Derived an approximation for Tsallis relative entropy near q=1.

Established a new inequality relating energy, entropy, and partition function.

Analyzed the distance measure between states for qubits and Gaussian states.

Abstract

The Tsallis relative entropy $S_q (\hat{\rho},\hat{\sigma})$ measures the distance between two arbitrary density matrices $\hat{\rho}$ and $\hat{\sigma}$. In this work the approximation to this quantity when $q=1+\delta$ ($\delta\ll 1$) is obtained.

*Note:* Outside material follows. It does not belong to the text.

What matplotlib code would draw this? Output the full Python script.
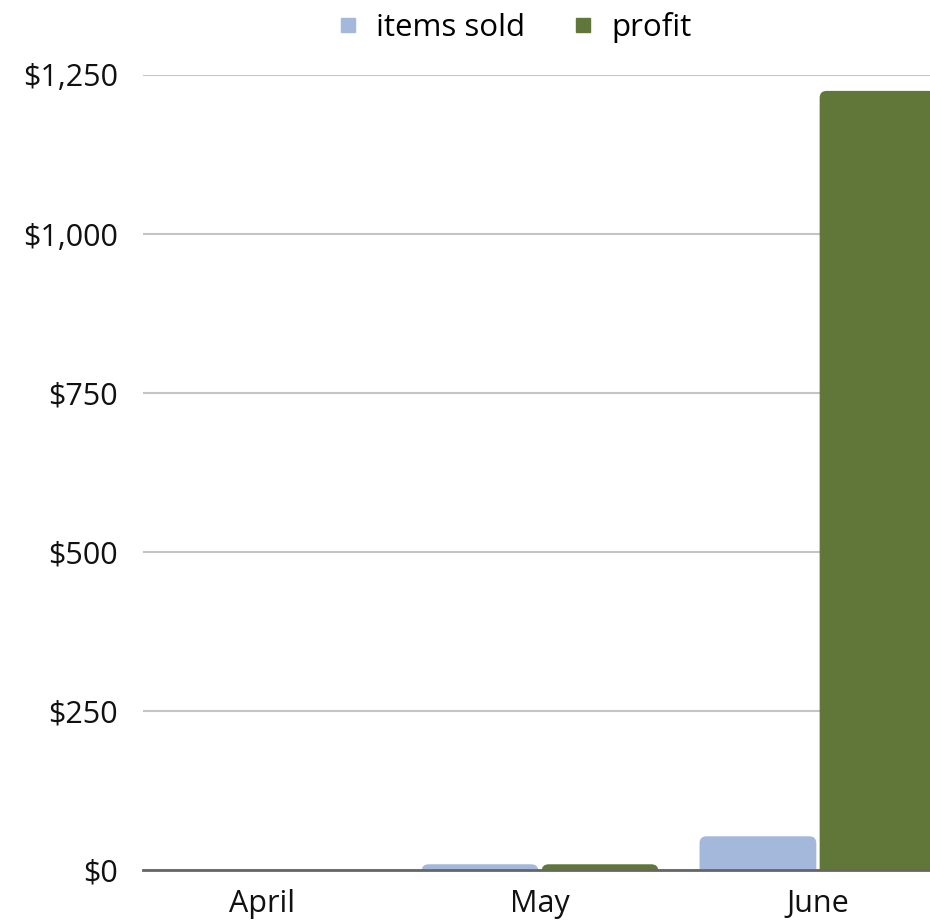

It is shown that the resulting series is equal to the von Neumann relative entropy when $\delta=0$. Analyzing the von Neumann relative entropy for arbitrary $\hat{\rho}$ and a thermal equilibrium state $\hat{\sigma}=e^{- \beta \hat{H}}/{\rm Tr}(e^{- \beta \hat{H}})$ is possible to define a new inequality relating the energy, the entropy, and the partition function of the system. From this inequality, a parameter that measures the distance between the two states is defined. This distance is calculated for a general qubit system and for an arbitrary unimodal Gaussian state. In the qubit case, the dependence on the purity of the system is studied for $T \geq 0$ and also for $T<0$. In the Gaussian case, the general partition function given a unimodal quadratic Hamiltonian is calculated and the comparison of the thermal light state as a thermal equilibrium state of the parametric amplifier is presented.